Fig 1. Speed tests for each size of image.

From the graph above, we can see that design 1 is faster than design 2.

## Answered Questions

For the section below we are only considering an image size of 512x512.

### How many multiplication/addition operations are being performed in your convolution kernel? explain.

Number of masks = 8,

Number of additions per mask = 9,

Number of multiplications per mask = 9,

Number of pixels = W\*H\*C = 512\*512\*3 = 786,432

Number of total operations = 8\*2\*9\*W\*H\*C = 113,246,208

### How many global memory reads are being performed by your kernel? explain.

Design 1

Number of pixels = W\*H\*C = 512\*512\*3 = 786,432

Tile width = 16, Block width = 18

Number of blocks per width and height = ((512-1) / 16) +1= 32

Number of total blocks = 32\*32 \* 3 = 3072

Number of reads per block = 18 \*18 = 324

Number of total reads = total blocks \* number of reads per block = 995,328

Design 2

Number of pixels = W\*H\*C = 512\*512\*3 = 786,432

Tile width = 14, Block width = 16

Number of blocks per width and height = ((512-1) / 14) +1= 37

Number of total blocks = 37\*37 \* 3 = 1369 \* 3 = 4107

Number of reads per block = 16\*16 = 256

Number of total reads = total blocks \* number of reads per block = 1,051,392

### How many global memory writes are being performed by your kernel? explain.

Number of global writes = Number of pixels = W\*H\*C = 512\*512\*3 = 786,432.

For every thread, only one value is written to the final output. Therefore, the number of global writes is equal to the number of pixels

### What is the minimum, maximum, and average number of real operations that a thread will perform? Real operations are those that directly contribute to the final output value.

8 times of 9 additions and 9 multiplications, 1 division/multiplication for final result.

### How much time is spent as an overhead cost for using the GPU for computation? Consider all code executed within your host function with the exception of the kernel itself, as overhead. How does the overhead scale with the size of the input?

The gpu overhead is memcpy-ing to device local memory and memcpy-ing back. The overhead is significantly lesser as the size of the input increases.

### What do you think happens as you increase the mask size (say to 1024) while you set the block dimensions to 16x16? What do you end up spending most of your time doing? Does that put other constraints on the way you’d write your algorithm (think of the shared/constant memory size)?
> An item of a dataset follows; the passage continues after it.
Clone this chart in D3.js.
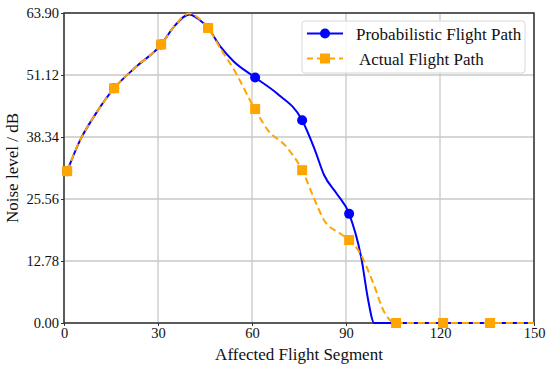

Each thread will have to load and sync from the input array for more block dimensions, essentially having a tile-based approach on the gpu. Most of the time will be spent on loading from the input array. The amount of shared memory has to be increased to hold the amount of masks that each tile will need, which may exceed the shared memory limitations of the device.

### Do you have to have a separate output memory buffer? Put it in another way, why can’t you perform the convolution in place?

Yes. You cannot guarantee atomic read and write for the memory buffer, another thread may be reading the buffer while the current is writing to it, causing a race condition.

### What is the best parameter for block size?

Fig 2. Speed up for different block size for each design.

The best parameter for block size as seen in above table is 16 for both design 1 and design 2.